You can embrace an approach in which parents choose to be there to watch, comfort a little and lead the child’s learning process from the experience.  There are parents who rush to give advice and clarify the lesson to be learned.  This is the most inefficient type of learning for internalizing new ideas.  The most efficient way to lead the learning process is by experience and participation.  Parents who ask their children leading questions will open their children’s minds to drawing their own conclusions – and this is efficient learning from which you can grow and develop.
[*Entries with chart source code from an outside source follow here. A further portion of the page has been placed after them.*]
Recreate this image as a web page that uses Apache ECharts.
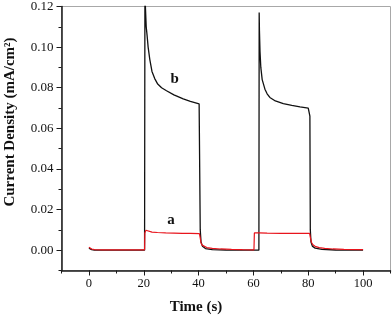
<!DOCTYPE html>
<html>
<head>
<meta charset="utf-8">
<script src="https://cdn.jsdelivr.net/npm/echarts@6/dist/echarts.min.js"></script>
<style>html,body{margin:0;padding:0;background:#fff;}#c{width:392px;height:317px;}</style>
</head>
<body>
<div id="c"></div>
<script>
// Curve b (black)
var timeB = [0,0.5,1,2,5,10,15,20.3,20.4,20.45,20.6,20.9,21.2,21.6,22.2,23,24,25,26.5,28.3,31,34.4,37,40.2,40.45,40.6,40.9,41.4,42.5,45,50,55,62.0,62.1,62.2,62.4,62.7,63.2,64.2,65,66,68,70.9,74,77,80,80.4,80.6,80.75,81,81.5,82.5,85,90,100];
var currentB = [0.0010,0.0006,0.0003,0.0001,0,0,0,0,0,0.15,0.12,0.11,0.106,0.100,0.094,0.088,0.0845,0.082,0.080,0.0785,0.0765,0.0745,0.0733,0.0720,0.0712,0.010,0.004,0.002,0.0008,0.0003,0.0001,0,0,0.117,0.108,0.098,0.090,0.084,0.0793,0.077,0.0752,0.0735,0.0722,0.0713,0.0706,0.0700,0.0695,0.066,0.010,0.004,0.002,0.001,0.0004,0.0001,0];
// Curve a (red)
var timeA = [0,0.5,1,2,5,10,20.3,20.4,20.8,21.5,23,25,28,31,34,37,40.3,40.6,40.9,41.3,42,43,45,48,52,56,60.2,60.35,60.6,62,65,70,75,80.5,80.8,81.2,81.7,82.5,84,86,89,93,100];
var currentA = [0.0015,0.0010,0.0006,0.0003,0.0002,0.0002,0.0002,0.0085,0.0098,0.0093,0.0089,0.0087,0.0085,0.0084,0.0083,0.0083,0.0082,0.0060,0.0035,0.0025,0.0018,0.0013,0.0009,0.0006,0.0004,0.0003,0.0002,0.0085,0.0088,0.0085,0.0084,0.0083,0.0083,0.0083,0.0060,0.0038,0.0027,0.0019,0.0013,0.0009,0.0006,0.0004,0.0003];
var xTickLabels = [0,20,40,60,80,100];
var yTickLabels = [0,0.02,0.04,0.06,0.08,0.10,0.12];
var curveLabels = ['b','a'];
var labelAnchors = [[31.3,0.084],[29.9,0.0148]];

function pairs(t, v){ return t.map(function(x,i){ return [x, v[i]]; }); }

var chart = echarts.init(document.getElementById('c'), null, {renderer:'canvas'});
var serif = 'Liberation Serif, Times New Roman, serif';
var axisColor = '#1a1a1a';
var option = {
  animation:false,
  backgroundColor:'#fff',
  grid:{left:61.5, right:1.5, top:5.5, bottom:46.5, show:true, borderColor:'#a8a8a8', borderWidth:1, backgroundColor:'transparent'},
  xAxis:[
    {type:'value', min:-10, max:110, interval:10, position:'bottom',
     axisLine:{show:true, onZero:false, lineStyle:{color:axisColor, width:1.5}},
     axisTick:{show:true, inside:false, length:3, lineStyle:{color:axisColor, width:1}},
     axisLabel:{show:true, customValues:xTickLabels, margin:7, fontFamily:serif, fontSize:12.5, color:'#111'},
     splitLine:{show:false}},
    {type:'value', min:-10, max:110, position:'bottom', offset:0,
     axisLine:{show:false, onZero:false},
     axisTick:{show:true, inside:false, length:5, customValues:xTickLabels, lineStyle:{color:axisColor, width:1}},
     axisLabel:{show:false}, splitLine:{show:false}}
  ],
  yAxis:[
    {type:'value', min:-0.01, max:0.12, interval:0.01, position:'left',
     axisLine:{show:true, onZero:false, lineStyle:{color:axisColor, width:1.5}},
     axisTick:{show:true, inside:false, length:3, lineStyle:{color:axisColor, width:1}},
     axisLabel:{show:true, customValues:yTickLabels, margin:8, fontFamily:serif, fontSize:13, color:'#111',
       formatter:function(v){ return v.toFixed(2); }},
     splitLine:{show:false}},
    {type:'value', min:-0.01, max:0.12, position:'left', offset:0,
     axisLine:{show:false, onZero:false},
     axisTick:{show:true, inside:false, length:5, customValues:yTickLabels, lineStyle:{color:axisColor, width:1}},
     axisLabel:{show:false}, splitLine:{show:false}}
  ],
  series:[
    {type:'line', name:'b', xAxisIndex:0, yAxisIndex:0, data:pairs(timeB,currentB), showSymbol:false, symbol:'none', clip:true,
     lineStyle:{color:'#111', width:1.3}, smooth:false},
    {type:'line', name:'a', xAxisIndex:0, yAxisIndex:0, data:pairs(timeA,currentA), showSymbol:false, symbol:'none', clip:true,
     lineStyle:{color:'#e8141c', width:1.2}, smooth:false}
  ],
  graphic:[
    {type:'text', left:'center', x:0, style:{text:'Time (s)', font:'bold 15px ' + serif, fill:'#111', textAlign:'center', textVerticalAlign:'middle'}, position:[165.5,307.5]},
    {type:'text', rotation:Math.PI/2, position:[10,122], style:{text:'Current Density (mA/cm²)', font:'bold 15px ' + serif, fill:'#111', textAlign:'center', textVerticalAlign:'middle'}}
  ]
};
chart.setOption(option);
// curve labels placed from data coordinates
var extra = curveLabels.map(function(t,i){
  var p = chart.convertToPixel({xAxisIndex:0, yAxisIndex:0}, labelAnchors[i]);
  return {type:'text', position:p, style:{text:t, font:'bold 15px ' + serif, fill:'#111', textAlign:'center', textVerticalAlign:'middle'}};
});
option.graphic = option.graphic.concat(extra);
chart.setOption({graphic: option.graphic});
</script>
</body>
</html>
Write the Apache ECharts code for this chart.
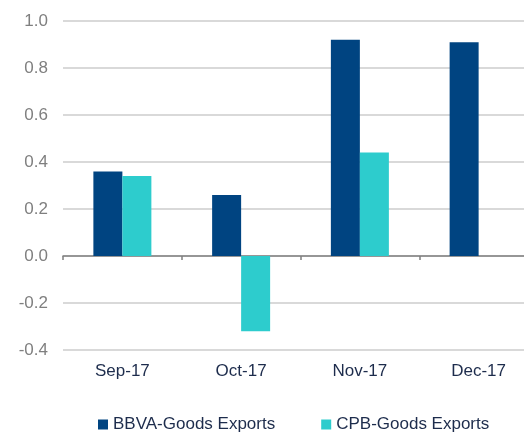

Asking questions is a great way to get the children involved and to encourage them to find solutions on their own.  There are a number of questions which can be very helpful for children for finding solutions and learning from painful and frustrating situations, and I suggest you adopt one or two of them and practice them with your kids in almost all situations.

 

  1. What can you do differently next time?
  2. What can you learn from this?
  3. How can things be done differently?
  4. What options do you have for solving this?
  5. What did you learn from this?
  6. What would help you feel better now?

 

This type of question is open-ended and wakens the child’s unconscious to finding solutions on the one hand and on the other creates in him the feeling that his parents trust him to be able to solve the problem.  And yes, it is relevant even for very young children.  In fact, these are question which allow children to cope, to identify solutions with their parents’ guidance and to understand that they are capable of solving problems.

 

Adopt one of these questions for yourself and start using it already today with your children, even in mundane situations.  You will be surprised by the original answers they give and by their ability to find solutions.

Oh, yes, there is one more bonus to adopting these questions:  improved communication between your children and yourselves.

I would love to hear your reactions:  what is the first question your adopting into your life, and how are you using it to your children’s advantage?